Bing, Bing, Bing. Taylor's first business lessons came from his Irish-descended grandfather, an adventurous Ottawa financier. Says Taylor: "My grandfather's mind worked like mine--bing, bing, bing." After the 1929 crash and a brief career as a partner in an investment firm, young Taylor took over management of the struggling Brading Breweries, the last of his grandfather's besieged holdings. He quickly saw that small breweries would never survive, began quaffing down rivals with mergers and acquisitions that eventually produced Canadian Breweries.
Taylor did a wartime stint as a dollar-a-year man (much of it in Washington procuring arms for the British), at war's end decided to branch out from brewing and began borrowing heavily to buy Massey-Ferguson stock. His fellow Canadians did not have much faith in Taylor; the betting at the Toronto Club was 5-50 that he would go broke. The odds looked prophetic when he soon overextended himself. But, with superb ingenuity and timing, he formed Argus so that he could sell its stock to raise money to pay off his loans. As partners, he took in some prestigious names: W. Eric Phillips, head of the Duplate Canada subsidiary of Pittsburgh Plate Glass; John Angus McDougald. chairman of Avco of Canada; and M. Wallace McCutcheon. then chair man of National Life Assurance of Canada.* "Taylor is the idea man." explains Phillips, "but if he didn't have us as a balance wheel, he would go broke."

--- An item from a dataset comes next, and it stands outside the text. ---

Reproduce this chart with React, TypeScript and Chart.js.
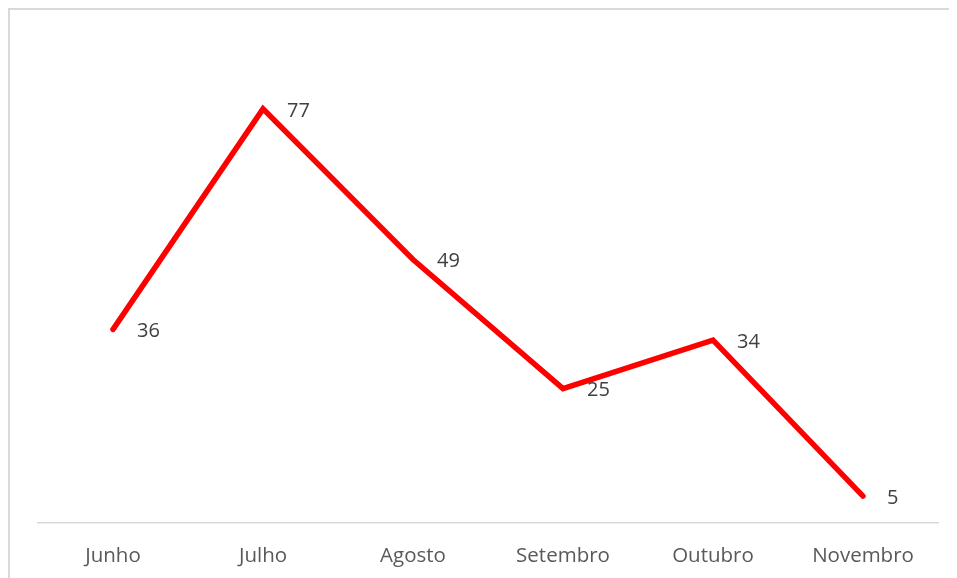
import React, { useEffect, useRef } from "react";
import { Chart, registerables } from "chart.js";

Chart.register(...registerables);

const categories = ["Junho", "Julho", "Agosto", "Setembro", "Outubro", "Novembro"];
const values = [36, 77, 49, 25, 34, 5];
const yMin = 0;
const yMax = 90;

const FONT = "'Open Sans', sans-serif";

const labelPlugin = {
  id: "pointLabels",
  afterDatasetsDraw(chart: any) {
    const ctx = chart.ctx;
    const meta = chart.getDatasetMeta(0);
    ctx.save();
    ctx.font = `20px ${FONT}`;
    ctx.fillStyle = "#404040";
    ctx.textAlign = "left";
    ctx.textBaseline = "middle";
    meta.data.forEach((pt: any, i: number) => {
      ctx.fillText(String(values[i]), pt.x + 24, pt.y + 2);
    });
    ctx.restore();
  },
};

export default function App() {
  const ref = useRef<HTMLCanvasElement | null>(null);
  useEffect(() => {
    document.documentElement.style.overflow = "hidden";
    document.body.style.overflow = "hidden";
    if (!ref.current) return;
    const chart = new Chart(ref.current, {
      type: "line",
      data: {
        labels: categories,
        datasets: [
          {
            data: values,
            borderColor: "#ff0000",
            borderWidth: 5.5,
            borderCapStyle: "round",
            borderJoinStyle: "miter",
            pointRadius: 0,
            pointHoverRadius: 0,
            tension: 0,
            fill: false,
          },
        ],
      },
      options: {
        responsive: false,
        animation: false,
        layout: { padding: { left: 28, right: 19, top: 29, bottom: 0 } },
        plugins: { legend: { display: false }, tooltip: { enabled: false } },
        scales: {
          x: {
            offset: true,
            grid: { display: false, drawTicks: false },
            border: { display: true, color: "#d9d9d9", width: 1.5 },
            ticks: {
              color: "#595959",
              font: { family: FONT, size: 20.5 },
              padding: 21,
              maxRotation: 0,
              autoSkip: false,
            },
            afterFit(scale: any) {
              scale.height = 55;
            },
          },
          y: {
            display: false,
            min: yMin,
            max: yMax,
          },
        },
      },
      plugins: [labelPlugin],
    });
    return () => chart.destroy();
  }, []);
  return (
    <div
      style={{
        width: 949,
        height: 570,
        boxSizing: "border-box",
        borderTop: "2px solid #d9d9d9",
        borderLeft: "2px solid #d9d9d9",
        overflow: "hidden",
      }}
    >
      <canvas ref={ref} width={947} height={568} style={{ display: "block" }} />
    </div>
  );
}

Millionaires' Roost. Taylor seldom appears at Argus' mausoleumlike Toronto offices, much preferring to work out of the comfortable gatehouse of his 600-acre suburban Toronto estate. A rider and horse lover since college, he operates Canada's most successful racing stable on his own (says Partner Phillips: "I detest horses"), has put Canada's horse racing on its feet by reorganizing it into a few big, profitable tracks. As a private investment, he is developing Lyford Cay in Nassau into a restful roost for such multi millionaires as Henry Ford II and CBS Chairman William Paley. But Taylor has put most of his effort into building Carling's beer into the fourth largest seller in the U.S.. is now moving his beer into Britain. Ireland and even the Bahamas.
Partly because in the past he was denied financial backing by cautious Canadians, Taylor is impatient with both Canadian businessmen ("They've got to get off their duffs") and the new wave of Cana dian nationalism ("Have you ever heard of anything more outdated?"). A believer that older men should move on to new pastures to make way for bright younger men, he is ready to give up his four chairmanships at Argus (though probably not the presidency) when he reaches 65. Then he intends to turn his full attention to his first love: horses.
* Who recently resigned from Argus to join Prime Minister John Diefenbaker as a Cabinet member.